[START OF Supplied information]
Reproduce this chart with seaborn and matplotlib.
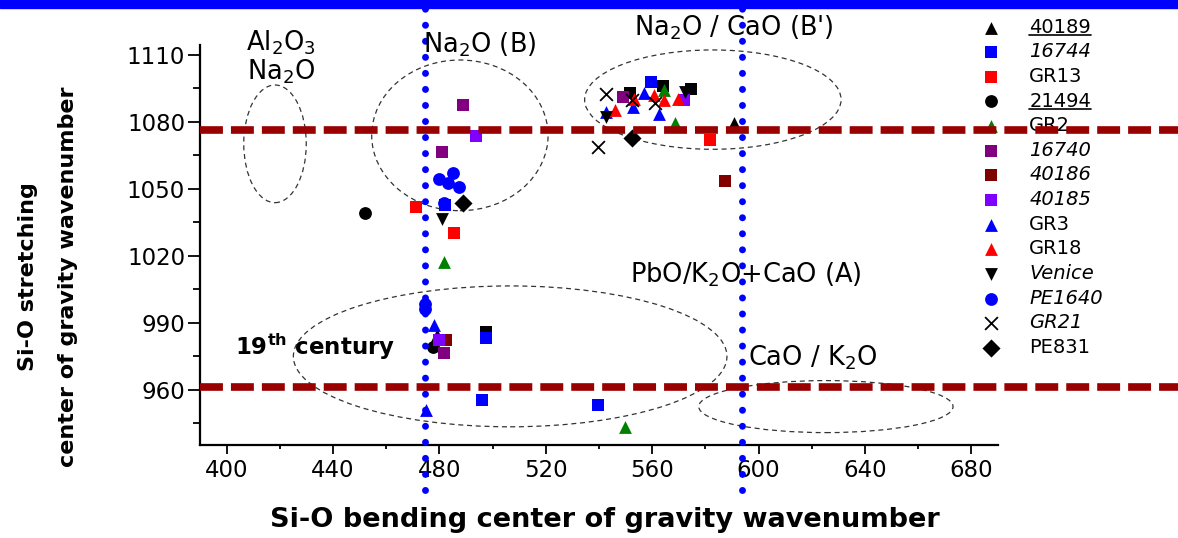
import matplotlib
matplotlib.use('Agg')
import matplotlib.pyplot as plt
import numpy as np
import pandas as pd
import seaborn as sns
from matplotlib.patches import Ellipse, Rectangle
from matplotlib.lines import Line2D
from matplotlib.ticker import MultipleLocator

# series in legend order (first one is hidden under the top band in the original)
names = ["33337", "40189", "16744", "GR13", "21494", "GR2", "16740", "40186",
         "40185", "GR3", "GR18", "Venice", "PE1640", "GR21", "PE831"]
colors = ["#000000", "#000000", "#0000ff", "#ff0000", "#000000", "#008000", "#800080",
          "#800000", "#8000ff", "#0000ff", "#ff0000", "#000000", "#0000ff", "#000000", "#000000"]
markers = ["s", "^", "s", "s", "o", "^", "s", "s", "s", "^", "^", "v", "o", "x", "D"]
label_style = ["normal", "underline", "italic", "normal", "underline", "normal", "italic",
               "italic", "italic", "normal", "normal", "italic", "italic", "italic", "normal"]

bend = {
    "33337": [551.6, 564.0, 574.7, 497.7],
    "40189": [590.6, 479.0],
    "16744": [559.6, 482.0, 497.7, 496.0, 539.6],
    "GR13": [581.6, 471.2, 485.6],
    "21494": [451.9, 477.5],
    "GR2": [564.6, 568.4, 481.9, 549.8],
    "16740": [549.0, 488.8, 480.8, 481.9],
    "40186": [587.5, 482.5],
    "40185": [571.8, 493.7, 480.0],
    "GR3": [557.0, 552.8, 542.7, 562.5, 478.1, 475.0],
    "GR18": [560.6, 564.6, 569.7, 553.0, 546.2],
    "Venice": [542.7, 572.5, 480.8],
    "PE1640": [480.0, 485.2, 483.1, 487.5, 481.9, 474.7, 474.7],
    "GR21": [542.7, 552.5, 561.2, 539.7],
    "PE831": [552.5, 488.8],
}
stretch = {
    "33337": [1093.1, 1096.1, 1094.6, 986.1],
    "40189": [1079.4, 984.6],
    "16744": [1097.8, 1042.8, 983.1, 955.5, 953.3],
    "GR13": [1071.9, 1041.8, 1030.2],
    "21494": [1039.1, 979.4],
    "GR2": [1094.3, 1079.4, 1017.4, 943.5],
    "16740": [1091.3, 1087.6, 1066.7, 976.4],
    "40186": [1053.7, 982.4],
    "40185": [1089.8, 1073.7, 982.4],
    "GR3": [1093.1, 1086.8, 1084.3, 1083.4, 989.1, 951.0],
    "GR18": [1092.1, 1089.8, 1090.2, 1090.2, 1085.4],
    "Venice": [1082.4, 1093.6, 1036.4],
    "PE1640": [1054.3, 1057.0, 1052.5, 1051.0, 1043.9, 998.3, 996.0],
    "GR21": [1092.5, 1089.8, 1088.6, 1068.9],
    "PE831": [1072.7, 1043.9],
}

# reference lines
hlines = [1076.2, 961.1]
vlines = [474.7, 593.6]

# dashed ellipses: (center x, center y, width, height)
ellipses = [(418.2, 1070.2, 23.5, 52.7),
            (487.7, 1074.0, 66.3, 67.5),
            (582.8, 1090.0, 96.4, 44.5),
            (506.6, 975.0, 163.0, 63.1),
            (625.3, 952.5, 95.6, 23.3)]

# group labels: (text, x, y, ha)
notes = [(r"Al$_2$O$_3$", 420.4, 1115.4, "center"),
         (r"Na$_2$O", 420.4, 1102.5, "center"),
         (r"Na$_2$O (B)", 474.0, 1114.5, "left"),
         (r"Na$_2$O / CaO (B')", 553.1, 1122.0, "left"),
         (r"PbO/K$_2$O+CaO (A)", 551.8, 1011.5, "left"),
         (r"CaO / K$_2$O", 596.0, 974.2, "left")]

sns.set_style("ticks")
plt.rcParams["font.family"] = ["DejaVu Sans"]
plt.rcParams["mathtext.fontset"] = "dejavusans"
for k in ["text.color", "axes.labelcolor", "xtick.color", "ytick.color"]:
    plt.rcParams[k] = "black"

W, H = 1178, 538
fig = plt.figure(figsize=(W / 100, H / 100), dpi=100)
ax = fig.add_axes([200 / W, 1 - 445 / H, 798 / W, 400.3 / H])

for i, name in enumerate(names):
    kw = dict(s=85, linewidth=0)
    if markers[i] == "x":
        kw = dict(s=85, linewidth=1.3)
    sns.scatterplot(x=bend[name], y=stretch[name], marker=markers[i], color=colors[i],
                    label=name, ax=ax, zorder=3, **kw)

ax.set_xlim(390, 690)
ax.set_ylim(935.3, 1114.6)
ax.xaxis.set_major_locator(MultipleLocator(40))
ax.xaxis.set_minor_locator(MultipleLocator(20))
ax.yaxis.set_major_locator(MultipleLocator(30))
ax.yaxis.set_minor_locator(MultipleLocator(15))
ax.tick_params(axis="x", which="major", length=6.2, width=1.3, labelsize=16.5, pad=4)
ax.tick_params(axis="x", which="minor", length=3, width=1.3)
ax.tick_params(axis="y", which="major", length=8.7, width=1.3, labelsize=16.5, pad=2)
ax.tick_params(axis="y", which="minor", length=5, width=1.3)
sns.despine(ax=ax)
for sp in ["left", "bottom"]:
    ax.spines[sp].set_linewidth(1.6)
    ax.spines[sp].set_color("black")
ax.set_xlabel("")
ax.set_ylabel("")

for cx, cy, w, h in ellipses:
    ax.add_patch(Ellipse((cx, cy), w, h, fill=False, ls=(0, (4, 3)), lw=0.9,
                         edgecolor="#333333", zorder=2))

# dotted blue verticals run past the axes, dashed red horizontals to the figure edge
for xv in vlines:
    ax.plot([xv, xv], [-0.112, 1.092], transform=ax.get_xaxis_transform(), color="#0000ff",
            lw=5, ls=(0, (0.01, 2.3)), dash_capstyle="round", clip_on=False, zorder=4)
for yv in hlines:
    ax.plot([0, (W - 200) / 798], [yv, yv], transform=ax.get_yaxis_transform(), color="#990000",
            lw=5.5, ls=(0, (3.0, 1.05)), clip_on=False, zorder=6)

for txt, x, y, ha in notes:
    ax.text(x, y, txt, ha=ha, va="center", fontsize=18.5, clip_on=False, zorder=5)
ax.text(403, 979.2, r"$\mathbf{19^{th}}$ century", fontsize=16.5, fontweight="bold",
        ha="left", va="center", zorder=5)

leg = ax.legend(loc="upper left", bbox_to_anchor=(981.6 / W, 1 + 7 / H),
                bbox_transform=fig.transFigure, frameon=False, fontsize=14,
                handlelength=1.0, handletextpad=1.45, labelspacing=0.29, borderpad=0,
                borderaxespad=0, markerscale=1.0)
leg.set_zorder(5)
for t, st in zip(leg.get_texts(), label_style):
    if st == "italic":
        t.set_fontstyle("italic")

fig.text(605 / W, 1 - 520 / H, "Si-O bending center of gravity wavenumber",
         ha="center", va="center", fontsize=19.5, fontweight="bold")
fig.text(48 / W, 1 - 277 / H, "Si-O stretching\ncenter of gravity wavenumber",
         ha="center", va="center", rotation=90, fontsize=16, fontweight="bold",
         linespacing=2.25, multialignment="center")

# blue band across the top
fig.add_artist(Rectangle((0, 1 - 8 / H), 1, 8 / H, transform=fig.transFigure,
                         color="#0000ff", zorder=20))

# underline the two underlined legend labels
fig.canvas.draw()
rend = fig.canvas.get_renderer()
inv = fig.transFigure.inverted()
for t, st in zip(leg.get_texts(), label_style):
    if st == "underline":
        bb = t.get_window_extent(rend)
        (x0, y0), (x1, _) = inv.transform([[bb.x0, bb.y0 + 2], [bb.x1, bb.y0]])
        fig.add_artist(Line2D([x0, x1], [y0, y0], transform=fig.transFigure,
                              color="black", lw=1.2))

fig.savefig("out.png", dpi=100)
plt.close(fig)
[END OF Supplied information]
• Goal of the exercise: Give the data above again in full and unchanged, skipping the pictures.

• Solution for this problem:
Reproduce this chart with seaborn and matplotlib.
import matplotlib
matplotlib.use('Agg')
import matplotlib.pyplot as plt
import numpy as np
import pandas as pd
import seaborn as sns
from matplotlib.patches import Ellipse, Rectangle
from matplotlib.lines import Line2D
from matplotlib.ticker import MultipleLocator

# series in legend order (first one is hidden under the top band in the original)
names = ["33337", "40189", "16744", "GR13", "21494", "GR2", "16740", "40186",
         "40185", "GR3", "GR18", "Venice", "PE1640", "GR21", "PE831"]
colors = ["#000000", "#000000", "#0000ff", "#ff0000", "#000000", "#008000", "#800080",
          "#800000", "#8000ff", "#0000ff", "#ff0000", "#000000", "#0000ff", "#000000", "#000000"]
markers = ["s", "^", "s", "s", "o", "^", "s", "s", "s", "^", "^", "v", "o", "x", "D"]
label_style = ["normal", "underline", "italic", "normal", "underline", "normal", "italic",
               "italic", "italic", "normal", "normal", "italic", "italic", "italic", "normal"]

bend = {
    "33337": [551.6, 564.0, 574.7, 497.7],
    "40189": [590.6, 479.0],
    "16744": [559.6, 482.0, 497.7, 496.0, 539.6],
    "GR13": [581.6, 471.2, 485.6],
    "21494": [451.9, 477.5],
    "GR2": [564.6, 568.4, 481.9, 549.8],
    "16740": [549.0, 488.8, 480.8, 481.9],
    "40186": [587.5, 482.5],
    "40185": [571.8, 493.7, 480.0],
    "GR3": [557.0, 552.8, 542.7, 562.5, 478.1, 475.0],
    "GR18": [560.6, 564.6, 569.7, 553.0, 546.2],
    "Venice": [542.7, 572.5, 480.8],
    "PE1640": [480.0, 485.2, 483.1, 487.5, 481.9, 474.7, 474.7],
    "GR21": [542.7, 552.5, 561.2, 539.7],
    "PE831": [552.5, 488.8],
}
stretch = {
    "33337": [1093.1, 1096.1, 1094.6, 986.1],
    "40189": [1079.4, 984.6],
    "16744": [1097.8, 1042.8, 983.1, 955.5, 953.3],
    "GR13": [1071.9, 1041.8, 1030.2],
    "21494": [1039.1, 979.4],
    "GR2": [1094.3, 1079.4, 1017.4, 943.5],
    "16740": [1091.3, 1087.6, 1066.7, 976.4],
    "40186": [1053.7, 982.4],
    "40185": [1089.8, 1073.7, 982.4],
    "GR3": [1093.1, 1086.8, 1084.3, 1083.4, 989.1, 951.0],
    "GR18": [1092.1, 1089.8, 1090.2, 1090.2, 1085.4],
    "Venice": [1082.4, 1093.6, 1036.4],
    "PE1640": [1054.3, 1057.0, 1052.5, 1051.0, 1043.9, 998.3, 996.0],
    "GR21": [1092.5, 1089.8, 1088.6, 1068.9],
    "PE831": [1072.7, 1043.9],
}

# reference lines
hlines = [1076.2, 961.1]
vlines = [474.7, 593.6]

# dashed ellipses: (center x, center y, width, height)
ellipses = [(418.2, 1070.2, 23.5, 52.7),
            (487.7, 1074.0, 66.3, 67.5),
            (582.8, 1090.0, 96.4, 44.5),
            (506.6, 975.0, 163.0, 63.1),
            (625.3, 952.5, 95.6, 23.3)]

# group labels: (text, x, y, ha)
notes = [(r"Al$_2$O$_3$", 420.4, 1115.4, "center"),
         (r"Na$_2$O", 420.4, 1102.5, "center"),
         (r"Na$_2$O (B)", 474.0, 1114.5, "left"),
         (r"Na$_2$O / CaO (B')", 553.1, 1122.0, "left"),
         (r"PbO/K$_2$O+CaO (A)", 551.8, 1011.5, "left"),
         (r"CaO / K$_2$O", 596.0, 974.2, "left")]

sns.set_style("ticks")
plt.rcParams["font.family"] = ["DejaVu Sans"]
plt.rcParams["mathtext.fontset"] = "dejavusans"
for k in ["text.color", "axes.labelcolor", "xtick.color", "ytick.color"]:
    plt.rcParams[k] = "black"

W, H = 1178, 538
fig = plt.figure(figsize=(W / 100, H / 100), dpi=100)
ax = fig.add_axes([200 / W, 1 - 445 / H, 798 / W, 400.3 / H])

for i, name in enumerate(names):
    kw = dict(s=85, linewidth=0)
    if markers[i] == "x":
        kw = dict(s=85, linewidth=1.3)
    sns.scatterplot(x=bend[name], y=stretch[name], marker=markers[i], color=colors[i],
                    label=name, ax=ax, zorder=3, **kw)

ax.set_xlim(390, 690)
ax.set_ylim(935.3, 1114.6)
ax.xaxis.set_major_locator(MultipleLocator(40))
ax.xaxis.set_minor_locator(MultipleLocator(20))
ax.yaxis.set_major_locator(MultipleLocator(30))
ax.yaxis.set_minor_locator(MultipleLocator(15))
ax.tick_params(axis="x", which="major", length=6.2, width=1.3, labelsize=16.5, pad=4)
ax.tick_params(axis="x", which="minor", length=3, width=1.3)
ax.tick_params(axis="y", which="major", length=8.7, width=1.3, labelsize=16.5, pad=2)
ax.tick_params(axis="y", which="minor", length=5, width=1.3)
sns.despine(ax=ax)
for sp in ["left", "bottom"]:
    ax.spines[sp].set_linewidth(1.6)
    ax.spines[sp].set_color("black")
ax.set_xlabel("")
ax.set_ylabel("")

for cx, cy, w, h in ellipses:
    ax.add_patch(Ellipse((cx, cy), w, h, fill=False, ls=(0, (4, 3)), lw=0.9,
                         edgecolor="#333333", zorder=2))

# dotted blue verticals run past the axes, dashed red horizontals to the figure edge
for xv in vlines:
    ax.plot([xv, xv], [-0.112, 1.092], transform=ax.get_xaxis_transform(), color="#0000ff",
            lw=5, ls=(0, (0.01, 2.3)), dash_capstyle="round", clip_on=False, zorder=4)
for yv in hlines:
    ax.plot([0, (W - 200) / 798], [yv, yv], transform=ax.get_yaxis_transform(), color="#990000",
            lw=5.5, ls=(0, (3.0, 1.05)), clip_on=False, zorder=6)

for txt, x, y, ha in notes:
    ax.text(x, y, txt, ha=ha, va="center", fontsize=18.5, clip_on=False, zorder=5)
ax.text(403, 979.2, r"$\mathbf{19^{th}}$ century", fontsize=16.5, fontweight="bold",
        ha="left", va="center", zorder=5)

leg = ax.legend(loc="upper left", bbox_to_anchor=(981.6 / W, 1 + 7 / H),
                bbox_transform=fig.transFigure, frameon=False, fontsize=14,
                handlelength=1.0, handletextpad=1.45, labelspacing=0.29, borderpad=0,
                borderaxespad=0, markerscale=1.0)
leg.set_zorder(5)
for t, st in zip(leg.get_texts(), label_style):
    if st == "italic":
        t.set_fontstyle("italic")

fig.text(605 / W, 1 - 520 / H, "Si-O bending center of gravity wavenumber",
         ha="center", va="center", fontsize=19.5, fontweight="bold")
fig.text(48 / W, 1 - 277 / H, "Si-O stretching\ncenter of gravity wavenumber",
         ha="center", va="center", rotation=90, fontsize=16, fontweight="bold",
         linespacing=2.25, multialignment="center")

# blue band across the top
fig.add_artist(Rectangle((0, 1 - 8 / H), 1, 8 / H, transform=fig.transFigure,
                         color="#0000ff", zorder=20))

# underline the two underlined legend labels
fig.canvas.draw()
rend = fig.canvas.get_renderer()
inv = fig.transFigure.inverted()
for t, st in zip(leg.get_texts(), label_style):
    if st == "underline":
        bb = t.get_window_extent(rend)
        (x0, y0), (x1, _) = inv.transform([[bb.x0, bb.y0 + 2], [bb.x1, bb.y0]])
        fig.add_artist(Line2D([x0, x1], [y0, y0], transform=fig.transFigure,
                              color="black", lw=1.2))

fig.savefig("out.png", dpi=100)
plt.close(fig)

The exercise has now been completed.